Xenophobic at best, Bil.

I had no idea how deep-seeded the immigration problem is, until this election. Call me naive, but it didn't occur to me there was a huge problem.

I think this "problem" exists in the eyes of the far right, who believe this labor force should only be used to cheap labor, without regard to their human and civil rights.

In most circles, that's called exploitation.

If you check, it's mostly the same crowd who believes that detainees in Gitmo, et al, do not deserve any rights.

Starting with our AG, an Hispanic American himself. Ironic, huh?

Not a proud

"proud moment for our country, which is historically a nation which welcomes all."

My first thought, if this is a friend of bilerico then s/he must be suffering from a very overworked / burnt out sense of humor.

Be kind to your victim ... and don't forget to share with us.

I have a friend who joined the US army pre 9-11 because after his enlistment was up, he would be able to be fast-tracked for citizenship. I wished him well, but thought it was a rather extreme way to get out of his circumstances.

But that? That's just offensive. Even more so if the writer and/or person who sent it to you (who presumably is a citizen) has never deigned to serve in the armed forces him or her self.

I always gave my dad the benefit of the doubt when he said things like that because... well, because he was from the deep, deep south and never did shake that underlying racist upbringing, but nowadays, the crap that is spouted above is bandied about by people who have never, and would never, volunteer to serve in the military, much less during a time of war.

That last bit is simple ignorance and hatred of a kind that I'm quite familiar with.
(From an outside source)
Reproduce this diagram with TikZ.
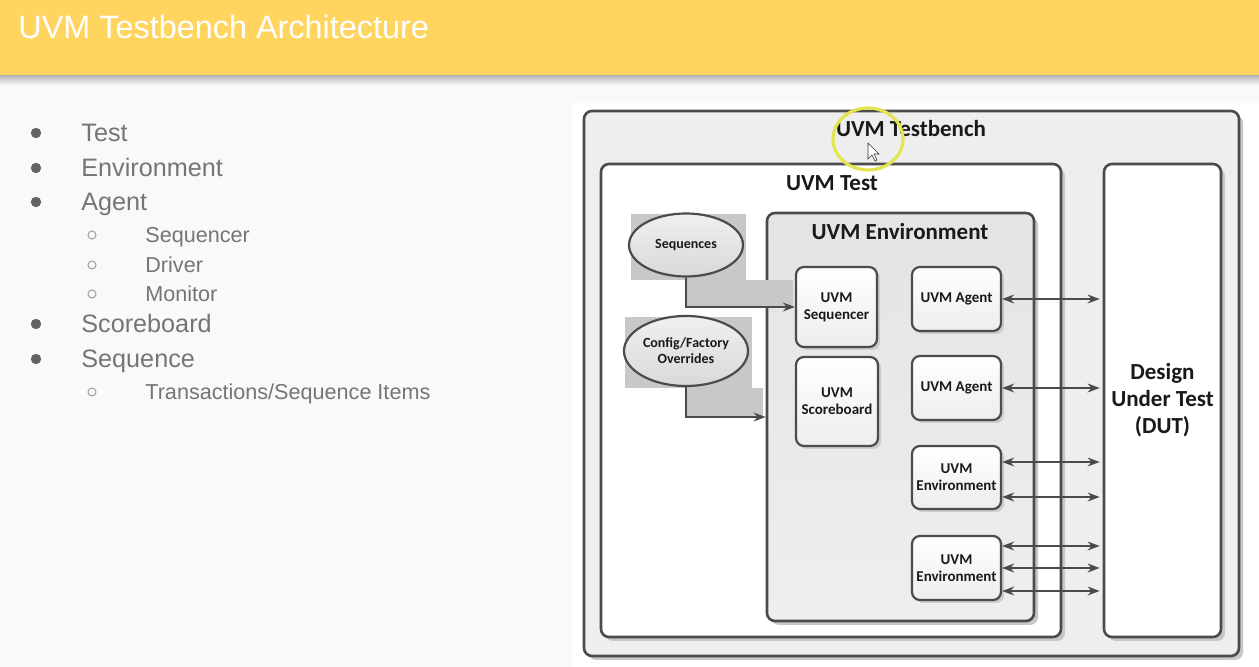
\documentclass[tikz,border=0pt]{standalone}
\usepackage{fontspec}
\setmainfont{Liberation Sans}
\newfontfamily\diafont{Carlito}
\usetikzlibrary{arrows,arrows.meta,positioning,shapes.geometric,shadows}
\definecolor{slideyellow}{RGB}{255,213,95}
\definecolor{slidegray}{RGB}{117,117,117}
\definecolor{slidebg}{RGB}{249,249,249}
\definecolor{linegray}{RGB}{75,75,75}
\definecolor{panelgray}{RGB}{238,238,238}
\definecolor{envgray}{RGB}{228,228,228}
\definecolor{blockgray}{RGB}{200,200,200}
\definecolor{pointer}{RGB}{228,228,80}

\begin{document}
\begin{tikzpicture}[x=0.5pt, y=-0.5pt]
\tikzset{
    tbframe/.style={rectangle, rounded corners=4pt, draw=linegray, line width=1.3pt, inner sep=0pt, drop shadow={shadow xshift=2pt, shadow yshift=-2pt, fill=black!22, opacity=1}},
    block/.style={rectangle, rounded corners=4pt, draw=linegray, line width=1.1pt, top color=white, bottom color=black!7, inner sep=1pt, align=center, text=black!90, font=\diafont\bfseries\fontsize{7.5}{8.5}\selectfont, drop shadow={shadow xshift=1.5pt, shadow yshift=-1.5pt, fill=black!20, opacity=1}},
    oval/.style={ellipse, draw=linegray, line width=1.1pt, top color=black!6, bottom color=black!15, inner sep=0pt, align=center, text=black!90, font=\diafont\bfseries\fontsize{7}{8}\selectfont},
    heading/.style={align=center, text=black!90, font=\diafont\bfseries\fontsize{11.5}{13.5}\selectfont},
    myarrow/.style={{Stealth[length=6pt,width=4.4pt]}-{Stealth[length=6pt,width=4.4pt]}, line width=1.3pt, draw=linegray, shorten >=1.5pt},
    feedarrow/.style={-{Stealth[length=6pt,width=4.4pt]}, line width=1.3pt, draw=linegray},
    listitem/.style={anchor=base west, inner sep=0pt, text=slidegray, font=\fontsize{12.6}{15}\selectfont},
    sublistitem/.style={anchor=base west, inner sep=0pt, text=slidegray, font=\fontsize{10.8}{13}\selectfont}
}
\useasboundingbox (0,0) rectangle (1259,667);
\fill[slidebg] (0,0) rectangle (1259,667);

% title bar
\shade[top color=black!30, bottom color=slidebg] (0,75) rectangle (1259,85);
\fill[slideyellow] (0,0) rectangle (1259,75);
\node[anchor=base west, inner sep=0pt, text=white, font=\fontsize{16.2}{19}\selectfont] (title) at (18,39) {UVM Testbench Architecture};

% bullet list
\foreach \n/\yy/\txt in {test/142/Test, env/177/Environment, agent/211/Agent, scb/333/Scoreboard, seq/368/Sequence} {
    \fill[slidegray!85!black] (36,\yy-9) circle (2.6pt);
    \node[listitem] (item-\n) at (81,\yy) {\txt};
}
\foreach \n/\yy/\txt in {sqr/243/Sequencer, drv/273/Driver, mon/302/Monitor} {
    \draw[slidegray!70, line width=0.5pt] (92,\yy-8) circle (2pt);
    \node[sublistitem] (sub-\n) at (145,\yy) {\txt};
}
\draw[slidegray!70, line width=0.5pt] (92,392) circle (2pt);
\node[sublistitem] (sub-trn) at (145,400) {Transactions/Sequence Items};

% diagram
\fill[white] (572,103) rectangle (1259,667);
\node[tbframe, fill=panelgray, minimum width=327.5pt, minimum height=272.5pt] (testbench) at (911.5,383.5) {};
\node[heading] (testbench-title) at (911,129) {UVM Testbench};
\node[tbframe, fill=white, minimum width=230pt, minimum height=236.5pt] (uvmtest) at (831,400.5) {};
\node[heading] (uvmtest-title) at (832,183) {UVM Test};
\node[tbframe, fill=white, heading, minimum width=58.5pt, minimum height=236.5pt] (dut) at (1162.5,400.5) {Design\\Under Test\\(DUT)};
\node[tbframe, top color=envgray, bottom color=panelgray, minimum width=133.5pt, minimum height=204pt] (env) at (900.5,417) {};
\node[heading] (env-title) at (900,232) {UVM Environment};

% grey blocks behind the inputs
\fill[blockgray] (631,214) rectangle (746,280);
\fill[blockgray] (687,280) rectangle (793,307);
\fill[blockgray] (625,317) rectangle (752,388);
\fill[blockgray] (687,388) rectangle (763,417);

\node[oval, minimum width=57pt, minimum height=31.5pt] (sequences) at (686,245) {Sequences};
\node[oval, minimum width=62pt, minimum height=35pt] (config) at (686,351) {Config/Factory\\Overrides};

\node[block, minimum width=40.5pt, minimum height=40pt] (sequencer) at (836.5,307) {UVM\\Sequencer};
\node[block, minimum width=41pt, minimum height=44.5pt] (scoreboard) at (837,401.5) {UVM\\Scoreboard};
\node[block, minimum width=44.5pt, minimum height=32pt] (agentA) at (956.5,299) {UVM Agent};
\node[block, minimum width=44.5pt, minimum height=32pt] (agentB) at (956.5,388) {UVM Agent};
\node[block, minimum width=44.5pt, minimum height=31.5pt] (subenvA) at (956.5,477.5) {UVM\\Environment};
\node[block, minimum width=44.5pt, minimum height=32pt] (subenvB) at (956.5,568) {UVM\\Environment};

\draw[feedarrow] (sequences.south) |- (sequencer.west);
\draw[feedarrow] (config.south) |- (env.west);

\draw[myarrow] (agentA.east) -- (agentA.east -| dut.west);
\draw[myarrow] (agentB.east) -- (agentB.east -| dut.west);
\draw[myarrow] ([yshift=7.75pt]subenvA.east) -- ([yshift=7.75pt]subenvA.east -| dut.west);
\draw[myarrow] ([yshift=-9.75pt]subenvA.east) -- ([yshift=-9.75pt]subenvA.east -| dut.west);
\draw[myarrow] ([yshift=11pt]subenvB.east) -- ([yshift=11pt]subenvB.east -| dut.west);
\draw[myarrow] (subenvB.east) -- (subenvB.east -| dut.west);
\draw[myarrow] ([yshift=-11.5pt]subenvB.east) -- ([yshift=-11.5pt]subenvB.east -| dut.west);

% pointer highlight
\draw[pointer, line width=1.6pt] (868,139) ellipse [x radius=17.5pt, y radius=15.5pt];
\filldraw[fill=white, draw=black!80, line width=0.3pt] (868,143) -- (868,159) -- (872,155) -- (875,161) -- (877,160) -- (874,154) -- (879,154) -- cycle;
\end{tikzpicture}
\end{document}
My Mom (a Devout, heaven-bound catholic according to her) says crap like that all the time. "I don't hope that they die a horrible and painful death, but if they do, I'll dance a little jig in celebration." It's hardly christian and veers quite close to the displays of muslims dancing in the streets after terrorist actions that our own mullahs on Fox News display to stoke our outrage.

Okay, I'll give my opinion now. First, let me say that the sender is an ex-boyfriend who lives in Texas. He's never served in the armed forces. And this isn't the first time he's sent me crap like this.

I agree with Rick whole-heartedly that it's xenophobic and racist. It's a bunch of bullshit aimed at immigrant-bashing while trying to sheath it up in a "comedy" wrapper.

Now - what kills me. I mentioned this to four friends - mostly to bitch about it. Reasonable, intelligent people. And ALL of them thought it was a good idea. Really. They supported the idea. What the hell is that about? I think that's why I posted it to see if anyone else would agree with the clip. So far, no one has - but I'd be interested in seeing if anyone does.

Sometimes folks won't admit to racist thoughts when they're name is on it - but will when it's "just between friends."

So, Bil, now we're your bullshit barometer? LOL

Whatever works, man. This was BS of the first order. How could you have dated a troglodyte like that?

Ah, knows no sense.

Bruce Parker II | December 5, 2006 2:42 AM

kdm says, "I always gave my dad the benefit of the doubt when he said things like that because... well, because he was from the deep, deep south and never did shake that underlying racist upbringing, but nowadays, the crap that is spouted above is bandied about by people who have never, and would never, volunteer to serve in the military, much less during a time of war."

I share your pain my family is from the south as well and really struggles with issues of race. However, I always struggle with this idea that the south is the locus of all racial issues. Sadly, racism doesn't neccessarily have a direct correlation with a deep southern accent. Many anti-racist activistss over the years and even historically in the civil rights struggle were southerners. My grandmother may say "colored" but she also made me play with the black neighbors and taught me what it means to be anti-racist even though her language never caught up to her understandings.

Is racism more deadly when its spoken in a southern accent or when its behind closed doors in good northern white suburbs of urban centers where so many black folks and people of color live in poverty?


I agree with you. The south isn't the only bastion of racism in the country. One look at the history of Indiana in the not-so-recent past is enough to dispel that thought.

However... my dad was born and raised in the deep south of the late 20's and kept those attitudes afer he moved north after WW 2 even as those of his siblings mellowed, to the extent that we were not quite afraid to, but loathe to bring non-caucasian friends around to hang out after school for fear of repercussions.

I know that many white southerners fought for civil rights at their own considerable risk. I didn't intend to use my dad to indict all southerners, but that IS the way that he was brought up (thankfully, my sibs and I haven't absorbed that lesson), and it is still representative of of a small, but significant attitude that still prevails across the country.

Racism is deadly whether it comes from the mouth of a skinhead, Trent Lott, or a suburban housewife worrying about property values because "those kind of people" have moved in down the street.